After much pleading, I was able to convince the Forest Service into giving me the key to the gate so that on the day of the scheduled hike our group could get through to the 13.1 mile mark. However, the ranger told me that this was a one-time exception. The gate was erected to keep people out of Pacoima Canyon shooting area (recently closed) northwest of Iron. The rangers do not like to give groups the key because they must change the lock the day before and after the event. It is also a hassle for the group leader who must go to Sunland during the week to pick up and drop off the key. Future trips should just plan to do the whole 14 miles. There is room for about six to eight cars at two turnouts near the gate.

In any case, I did get the key and was determined to use it! After warning the participants that we might have to do only Fox and Condor if the dirt portion of the Forest Service road was impassable due to the storm, we set off. To our surprise, the snow level was about 1,000 feet lower than forecast and the Gleason road was dusted with the white stuff for a few miles. But we took it slowly and reached the hike's starting point around 9:00AM. By this time the weather had cleared nicely and the day's peaks were above the clouds obscuring the Los Angeles basin.

Our group was quite strong and we made good time over to the saddle next to Condor Peak. After a brief rest, we were on the trail again and had part one of lunch on top of Fox. Soon clouds began to engulf the peak giving everyone a chill and we set off back to Condor. Shirley Akawie was kind enough to guard our day packs at the saddle while the rest of us made a quick trip up and down Condor. After moving to the north side of Condor to get out of the wind, we had part two of lunch, topped off with homemade brownies. Feeling rejuvenated by the sugar fix, we set off for Iron collecting beer cans along the way. While it was a bit cold on top, the view was quite striking as clouds would hit the south side of Iron and then dissipate. The northern sky was perfectly clear and blue!

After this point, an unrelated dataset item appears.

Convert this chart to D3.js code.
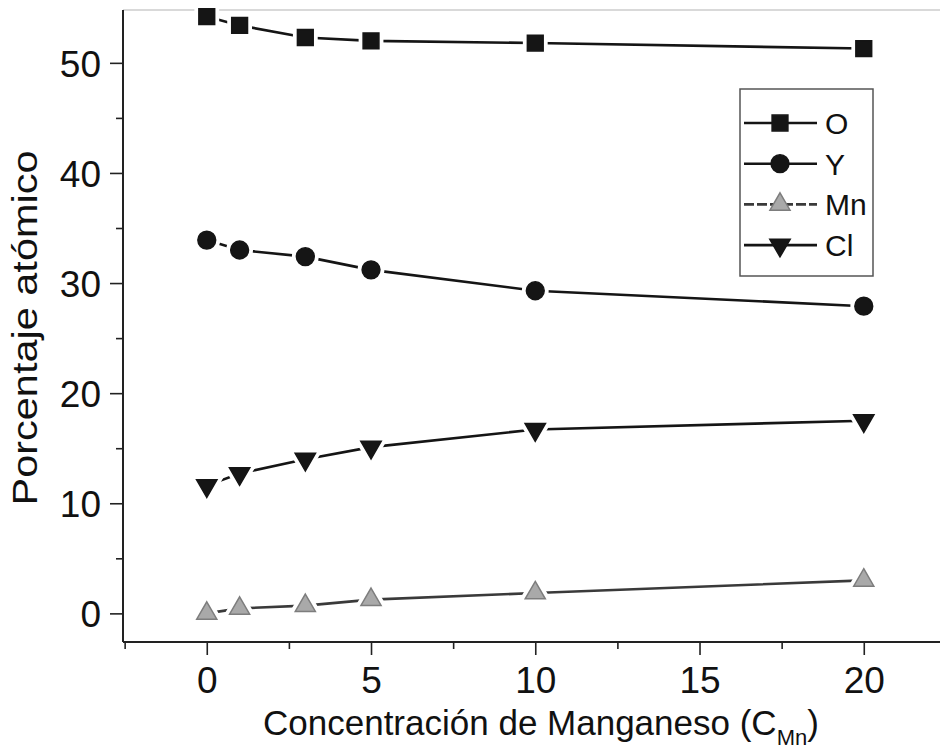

We were back at the cars by 3:00PM. and we bid a fond farewell to those who already had Gleason and were going back to L.A. The rest of us drove to the top of Gleason and took a quick jaunt around the top. To celebrate our bagging all four peaks, we had an overflight by a private plane 300 feet above our heads on Gleason. The pilot was kind enough to wag his wings in response to our waves and after a few pictures of the fluffy clouds below us, we set off for home.

Many thanks to the participants for coming out, given the doubtful weather. The group included Deborah Kattler, Dick and Shirley Akawie, Jim Killberg, Ruth Adler, Evan Samuels, Diane Harman, Judy Ware, and Karen Leonard. Congratulations to Deborah Kattler for bagging her first peaks. Special thanks to Jon Sheldon for assisting and checking me off. A good time was had by all!